Little Big Man is a 1970 film starring Dustin Hoffman who plays 120 year old Jack Crabb recounting his adventures of his time with the Native American tribe, the Cheyenne. The story starts with 10-year old Jack in a carriage that is destroyed with his parents being killed by the Pawnee tribe of Indians. From there, the Cheyenne tribe takes him and his sister back to their camp that his sister then escapes from. The Cheyenne then raise him as one of their own and when he is 16, he gains the name, “Little Big Man,” when he saves his rivals life due to his high confidence but small stature.
During a fight with the cavalry, Jack denies being a member of the Cheyenne to avoid being killed. From there he goes through several small adventures including getting adopted by a woman that makes advances on him, getting tarred and feathered by a woman that ends up being his sister, an attempt to become a gunslinger which fails when he realizes he doesn’t want to kill and he ends up co-owning a store with a man who leaves him bankrupt. Jack ends up getting recruited by General Custer who hires him to help lead an attack on the Cheyenne, but Jack turns on him when they start killing the men and women. Jack marries a Cheyenne woman named Sunshine who he has a kid with but both her and her kid are murdered by Custer’s army. Jack eventually becomes the towns drunk but ends up deciding to kill Custer in retaliation for killing his wife and child. Jack tricks Custer (shown below) into a trap set by the Cheyenne that ends up getting Custer killed.

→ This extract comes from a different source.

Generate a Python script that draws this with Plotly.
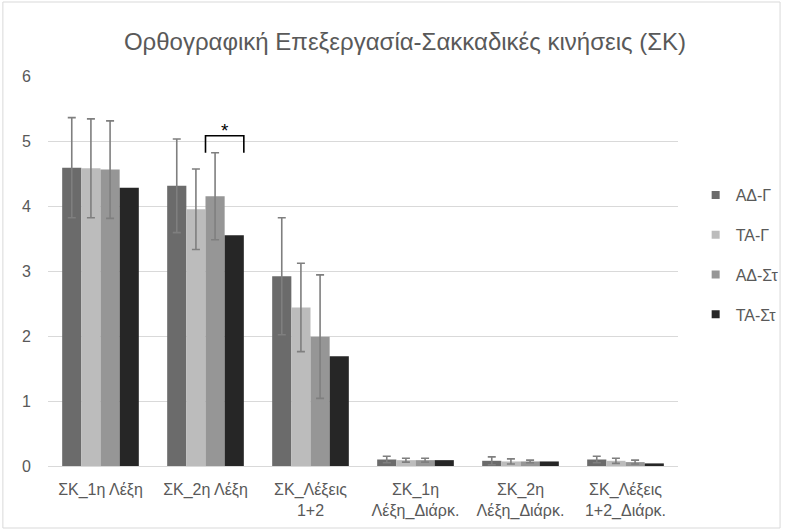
import plotly.graph_objects as go

categories = [
    "ΣΚ_1η Λέξη",
    "ΣΚ_2η Λέξη",
    "ΣΚ_Λέξεις<br>1+2",
    "ΣΚ_1η<br>Λέξη_Διάρκ.",
    "ΣΚ_2η<br>Λέξη_Διάρκ.",
    "ΣΚ_Λέξεις<br>1+2_Διάρκ.",
]
series_names = ["ΑΔ-Γ", "ΤΑ-Γ", "ΑΔ-Στ", "ΤΑ-Στ"]
series_colors = ["#6b6b6b", "#bcbcbc", "#969696", "#262626"]

ad_g = [4.59, 4.31, 2.92, 0.10, 0.08, 0.10]
ta_g = [4.58, 3.95, 2.44, 0.09, 0.07, 0.08]
ad_st = [4.56, 4.15, 1.99, 0.09, 0.07, 0.06]
ta_st = [4.28, 3.55, 1.69, 0.09, 0.07, 0.04]

ad_g_err = [0.77, 0.72, 0.90, 0.05, 0.06, 0.05]
ta_g_err = [0.76, 0.62, 0.68, 0.03, 0.04, 0.04]
ad_st_err = [0.75, 0.67, 0.95, 0.03, 0.02, 0.03]

y_ticks = [0, 1, 2, 3, 4, 5, 6]

values = [ad_g, ta_g, ad_st, ta_st]
errors = [ad_g_err, ta_g_err, ad_st_err, None]

TEXT = "#595959"
BARGAP = 0.27
fig = go.Figure()
for name, color, vals, err in zip(series_names, series_colors, values, errors):
    fig.add_trace(go.Bar(
        name=name,
        x=categories,
        y=vals,
        marker=dict(color=color, line=dict(width=0)),
        showlegend=False,
        error_y=(dict(type="data", array=err, visible=True, color="#7f7f7f",
                      thickness=1.6, width=4) if err is not None else dict(visible=False)),
    ))

# legend entries drawn as small square markers
for name, color in zip(series_names, series_colors):
    fig.add_trace(go.Scatter(
        name=name, x=[None], y=[None], mode="markers",
        marker=dict(symbol="square", size=8, color=color),
        showlegend=True, legendgroup=name,
    ))

# significance bracket between ΑΔ-Στ and ΤΑ-Στ in the second group
group_w = 1 - BARGAP
bar_w = group_w / len(series_names)
cat_idx = 1
x_left = cat_idx - group_w / 2 + 2 * bar_w
x_right = cat_idx - group_w / 2 + 4 * bar_w
y_top = 5.08
y_foot = 4.82
fig.add_shape(type="path", xref="x", yref="y",
              path=f"M {x_left},{y_foot} L {x_left},{y_top} L {x_right},{y_top} L {x_right},{y_foot}",
              line=dict(color="#000000", width=1.6))
fig.add_annotation(x=(x_left + x_right) / 2, y=y_top, xref="x", yref="y",
                   text="*", showarrow=False, yanchor="bottom", yshift=-7,
                   font=dict(size=19, color="#000000", family="Liberation Sans"))

# light chart border
fig.add_shape(type="rect", xref="paper", yref="paper",
              x0=-46 / 642, x1=1 + 104 / 642, y0=-62 / 390, y1=1 + 74 / 390,
              line=dict(color="#d9d9d9", width=1), fillcolor="rgba(0,0,0,0)")

fig.update_layout(
    width=796, height=530,
    margin=dict(l=48, r=106, t=76, b=64),
    paper_bgcolor="#ffffff", plot_bgcolor="#ffffff",
    barmode="group", bargap=BARGAP, bargroupgap=0,
    font=dict(family="Liberation Sans, Arial, sans-serif", color=TEXT, size=16),
    title=dict(text="Ορθογραφική Επεξεργασία-Σακκαδικές κινήσεις (ΣΚ)",
               x=405 / 796, xanchor="center", y=1 - 42 / 530, yanchor="middle",
               font=dict(size=24, color=TEXT)),
    legend=dict(x=(708 - 48) / 642, xanchor="left", y=(466 - 255) / 390, yanchor="middle",
                tracegroupgap=16, traceorder="grouped", font=dict(size=16, color=TEXT),
                itemwidth=30, bgcolor="rgba(0,0,0,0)"),
    xaxis=dict(showgrid=False, showline=False, ticks="", ticklabelstandoff=12,
               automargin=False, tickfont=dict(size=16, color=TEXT)),
    yaxis=dict(range=[0, 6], tickvals=y_ticks, showgrid=True, gridcolor="#d9d9d9",
               gridwidth=1, zeroline=True, zerolinecolor="#d9d9d9", zerolinewidth=1,
               showline=False, ticks="", ticklabelstandoff=16, automargin=False,
               tickfont=dict(size=16, color=TEXT)),
)

fig.write_html("out.html")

The movie had some conventional and some unconventional elements to it. The cast was pretty conventional. Dustin Hoffman was a well known actor at this point for his role in The Graduate and Faye Dunaway was known for playing Bonnie in Bonnie and Clyde. The plot for this film however was widely unconventional. The director, Arthur Penn, said in an interview, “I was really a very hot director at that point and I could virtually do any film I wanted and I was still I was having damn too hard trouble getting Little Big Man made and I couldn’t figure out why…” (Penn, 1998). The reason why the film was so controversial when it came out was because while it was still the classic “Cowboys and Indians” story that had been told to death, this time they were making the cowboys the bad guys and the native americans the good guys. Penn commented on this in the same aforementioned interview saying, “It was because of a basic hollywood prejudice which is you don’t treat indians this way, they got to be the bad guys…” (Penn, 1998) By making the native americans the bad guys in the film, they were tackling the norms and that made the film unconventional.
The film also tackled controversies that were caused by the Vietnam war. In this essay written by Kimberly Lindbergs, she states, “The director was also responding to the war in Vietnam that had led to well-publicized atrocities such as the My Lai Massacre that took place in 1968. ” (Lindbergs 2015) The My Lai Massacre was an incident where 500 people were killed in My Lai, a village in Vietnam, several of which were women and children that were raped. The movie tackled this in the scene where Jack’s wife is killed. Several of the women and children in the camp were killed and all so Custer could gain political power. By having these heinous acts committed by the villains of the movie mirror the acts committed by the US army the movie is commentating how villainous the US army acted during the Vietnam war.
Finally, I noticed in the film that tackled the issues of sensitivity to violence. Too often in movies and society people are desensitized to violence and feel that killing isn’t as bad as it seems due to stories normalizing it. A good example of this was the movie Bonnie and Clyde. The reason that the two main characters of that were portrayed as heroes was that people are so desensitized to violence it didn’t matter how many people they killed. Instead, this film has Jack act truly sensitized to violence and not really wanting to kill anyone. After he kills the only person he kills in this movie (a Pawnee Indian attacking someone from his tribe), the narrator says, “I always felt kind of bad about that poor Pawnee.” In addition, later in the film, when his friend kills someone in self-defense, Jack gives up being a gunslinger due to not wanting to hurt anyone.
The movie thrived by challenging norms and even challenged the US policies. By doing this, it allowed future movies to be able to challenge controversial topics like these and allow movies to advance in society.